_What to do:_
Extract the opening line of the entries and every line after it, stopping at and including the line that contains "ax.set_xticklabels(years)". Do not include pictures.

_Information shown:_
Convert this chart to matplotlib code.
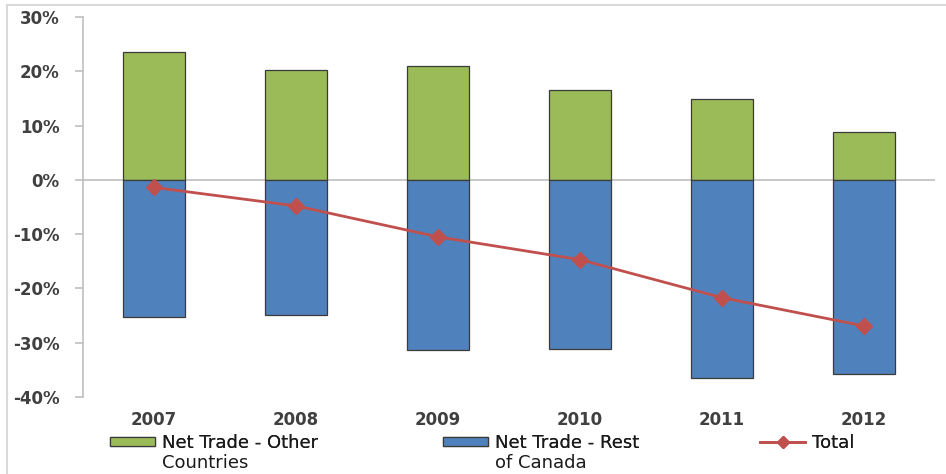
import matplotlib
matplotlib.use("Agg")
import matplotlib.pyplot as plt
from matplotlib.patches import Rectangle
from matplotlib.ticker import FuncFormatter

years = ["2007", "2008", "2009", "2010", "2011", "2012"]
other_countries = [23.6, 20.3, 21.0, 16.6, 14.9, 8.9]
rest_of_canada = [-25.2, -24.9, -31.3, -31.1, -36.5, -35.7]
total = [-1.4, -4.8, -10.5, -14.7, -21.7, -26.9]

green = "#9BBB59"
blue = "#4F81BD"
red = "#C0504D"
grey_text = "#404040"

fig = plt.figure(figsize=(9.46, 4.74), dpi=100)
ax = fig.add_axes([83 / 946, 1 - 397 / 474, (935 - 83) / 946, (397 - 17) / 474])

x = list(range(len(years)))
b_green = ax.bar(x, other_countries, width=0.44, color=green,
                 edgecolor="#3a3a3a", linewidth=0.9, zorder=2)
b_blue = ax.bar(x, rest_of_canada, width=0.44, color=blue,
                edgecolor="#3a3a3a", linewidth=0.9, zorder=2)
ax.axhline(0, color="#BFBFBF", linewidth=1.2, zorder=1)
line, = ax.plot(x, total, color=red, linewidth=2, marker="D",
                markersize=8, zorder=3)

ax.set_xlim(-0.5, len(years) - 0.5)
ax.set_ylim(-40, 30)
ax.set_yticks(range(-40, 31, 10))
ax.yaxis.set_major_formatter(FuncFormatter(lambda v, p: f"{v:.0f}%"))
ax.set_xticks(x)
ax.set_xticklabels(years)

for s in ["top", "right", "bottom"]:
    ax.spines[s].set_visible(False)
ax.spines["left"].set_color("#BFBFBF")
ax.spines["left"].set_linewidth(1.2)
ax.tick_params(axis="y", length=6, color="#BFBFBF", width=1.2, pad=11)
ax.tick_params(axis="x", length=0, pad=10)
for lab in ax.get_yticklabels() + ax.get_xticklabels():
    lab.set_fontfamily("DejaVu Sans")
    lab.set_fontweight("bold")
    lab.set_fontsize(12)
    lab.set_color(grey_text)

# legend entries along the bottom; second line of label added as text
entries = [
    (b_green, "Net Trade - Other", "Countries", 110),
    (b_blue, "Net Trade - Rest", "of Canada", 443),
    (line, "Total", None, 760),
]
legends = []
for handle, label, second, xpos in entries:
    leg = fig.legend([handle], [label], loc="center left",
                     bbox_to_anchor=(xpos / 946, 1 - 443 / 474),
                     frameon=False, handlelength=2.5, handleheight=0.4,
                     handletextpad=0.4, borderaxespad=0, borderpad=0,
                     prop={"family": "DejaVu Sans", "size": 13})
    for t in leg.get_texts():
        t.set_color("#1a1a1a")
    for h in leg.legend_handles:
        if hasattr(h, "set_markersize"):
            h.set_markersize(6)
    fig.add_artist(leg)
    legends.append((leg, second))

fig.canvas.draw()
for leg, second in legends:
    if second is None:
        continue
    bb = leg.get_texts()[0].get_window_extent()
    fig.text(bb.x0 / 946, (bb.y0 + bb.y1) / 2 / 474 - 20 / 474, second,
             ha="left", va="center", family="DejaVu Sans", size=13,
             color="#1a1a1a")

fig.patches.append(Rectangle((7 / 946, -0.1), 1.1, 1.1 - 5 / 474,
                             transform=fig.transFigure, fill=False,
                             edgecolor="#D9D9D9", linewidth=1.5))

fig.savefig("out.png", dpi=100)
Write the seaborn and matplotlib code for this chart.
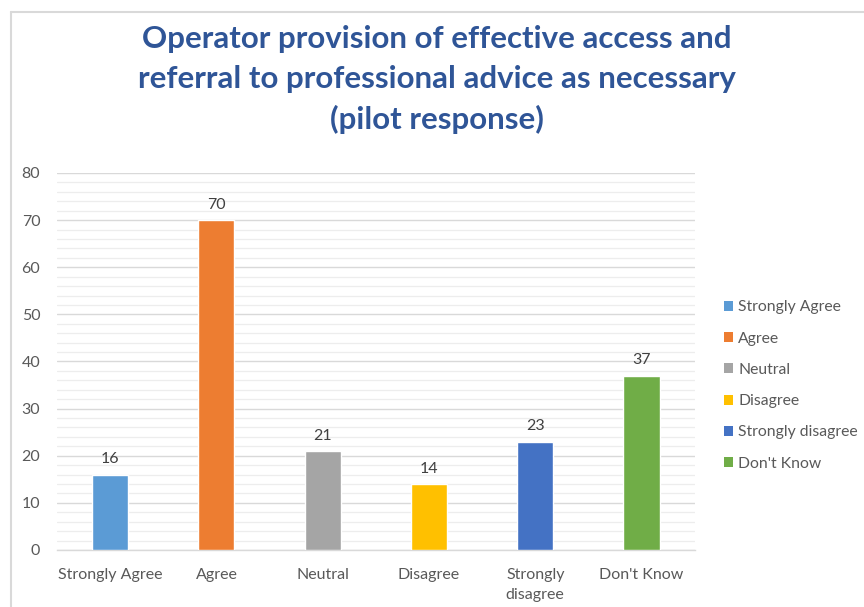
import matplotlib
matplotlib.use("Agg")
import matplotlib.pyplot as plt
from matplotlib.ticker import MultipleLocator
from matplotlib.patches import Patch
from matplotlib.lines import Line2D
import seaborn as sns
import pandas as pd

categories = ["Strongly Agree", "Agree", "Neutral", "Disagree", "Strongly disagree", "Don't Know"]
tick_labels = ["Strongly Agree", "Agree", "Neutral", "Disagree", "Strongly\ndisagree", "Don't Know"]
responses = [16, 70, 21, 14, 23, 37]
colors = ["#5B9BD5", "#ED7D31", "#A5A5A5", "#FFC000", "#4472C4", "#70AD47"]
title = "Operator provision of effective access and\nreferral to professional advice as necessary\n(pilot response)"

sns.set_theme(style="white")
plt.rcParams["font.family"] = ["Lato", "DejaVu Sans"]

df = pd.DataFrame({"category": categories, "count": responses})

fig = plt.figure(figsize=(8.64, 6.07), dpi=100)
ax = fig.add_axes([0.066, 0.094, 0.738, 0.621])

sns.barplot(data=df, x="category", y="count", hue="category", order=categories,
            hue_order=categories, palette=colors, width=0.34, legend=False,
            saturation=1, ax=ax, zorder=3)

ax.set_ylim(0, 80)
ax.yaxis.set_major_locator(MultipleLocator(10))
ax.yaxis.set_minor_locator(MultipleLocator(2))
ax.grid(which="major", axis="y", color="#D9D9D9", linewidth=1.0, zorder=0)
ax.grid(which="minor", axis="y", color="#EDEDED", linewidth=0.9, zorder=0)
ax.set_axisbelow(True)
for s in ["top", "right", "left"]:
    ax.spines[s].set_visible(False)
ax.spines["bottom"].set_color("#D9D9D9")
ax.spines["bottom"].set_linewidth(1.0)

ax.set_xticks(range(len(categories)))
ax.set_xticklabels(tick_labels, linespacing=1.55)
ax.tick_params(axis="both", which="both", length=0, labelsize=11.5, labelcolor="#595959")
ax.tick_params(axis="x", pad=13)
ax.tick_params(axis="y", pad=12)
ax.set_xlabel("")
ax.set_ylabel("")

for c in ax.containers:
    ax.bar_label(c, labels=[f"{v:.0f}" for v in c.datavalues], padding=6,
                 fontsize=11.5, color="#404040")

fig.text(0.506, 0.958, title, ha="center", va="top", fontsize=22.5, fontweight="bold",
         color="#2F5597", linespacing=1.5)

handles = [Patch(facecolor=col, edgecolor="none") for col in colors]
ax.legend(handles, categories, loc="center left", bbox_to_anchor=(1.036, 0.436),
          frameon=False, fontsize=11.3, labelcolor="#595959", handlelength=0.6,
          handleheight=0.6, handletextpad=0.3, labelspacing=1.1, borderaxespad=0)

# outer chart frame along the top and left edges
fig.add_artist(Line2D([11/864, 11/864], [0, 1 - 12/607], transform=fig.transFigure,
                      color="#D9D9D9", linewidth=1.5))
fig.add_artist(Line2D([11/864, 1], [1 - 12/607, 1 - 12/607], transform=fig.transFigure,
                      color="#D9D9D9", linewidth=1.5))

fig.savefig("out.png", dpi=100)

_Task result:_
Convert this chart to matplotlib code.
import matplotlib
matplotlib.use("Agg")
import matplotlib.pyplot as plt
from matplotlib.patches import Rectangle
from matplotlib.ticker import FuncFormatter

years = ["2007", "2008", "2009", "2010", "2011", "2012"]
other_countries = [23.6, 20.3, 21.0, 16.6, 14.9, 8.9]
rest_of_canada = [-25.2, -24.9, -31.3, -31.1, -36.5, -35.7]
total = [-1.4, -4.8, -10.5, -14.7, -21.7, -26.9]

green = "#9BBB59"
blue = "#4F81BD"
red = "#C0504D"
grey_text = "#404040"

fig = plt.figure(figsize=(9.46, 4.74), dpi=100)
ax = fig.add_axes([83 / 946, 1 - 397 / 474, (935 - 83) / 946, (397 - 17) / 474])

x = list(range(len(years)))
b_green = ax.bar(x, other_countries, width=0.44, color=green,
                 edgecolor="#3a3a3a", linewidth=0.9, zorder=2)
b_blue = ax.bar(x, rest_of_canada, width=0.44, color=blue,
                edgecolor="#3a3a3a", linewidth=0.9, zorder=2)
ax.axhline(0, color="#BFBFBF", linewidth=1.2, zorder=1)
line, = ax.plot(x, total, color=red, linewidth=2, marker="D",
                markersize=8, zorder=3)

ax.set_xlim(-0.5, len(years) - 0.5)
ax.set_ylim(-40, 30)
ax.set_yticks(range(-40, 31, 10))
ax.yaxis.set_major_formatter(FuncFormatter(lambda v, p: f"{v:.0f}%"))
ax.set_xticks(x)
ax.set_xticklabels(years)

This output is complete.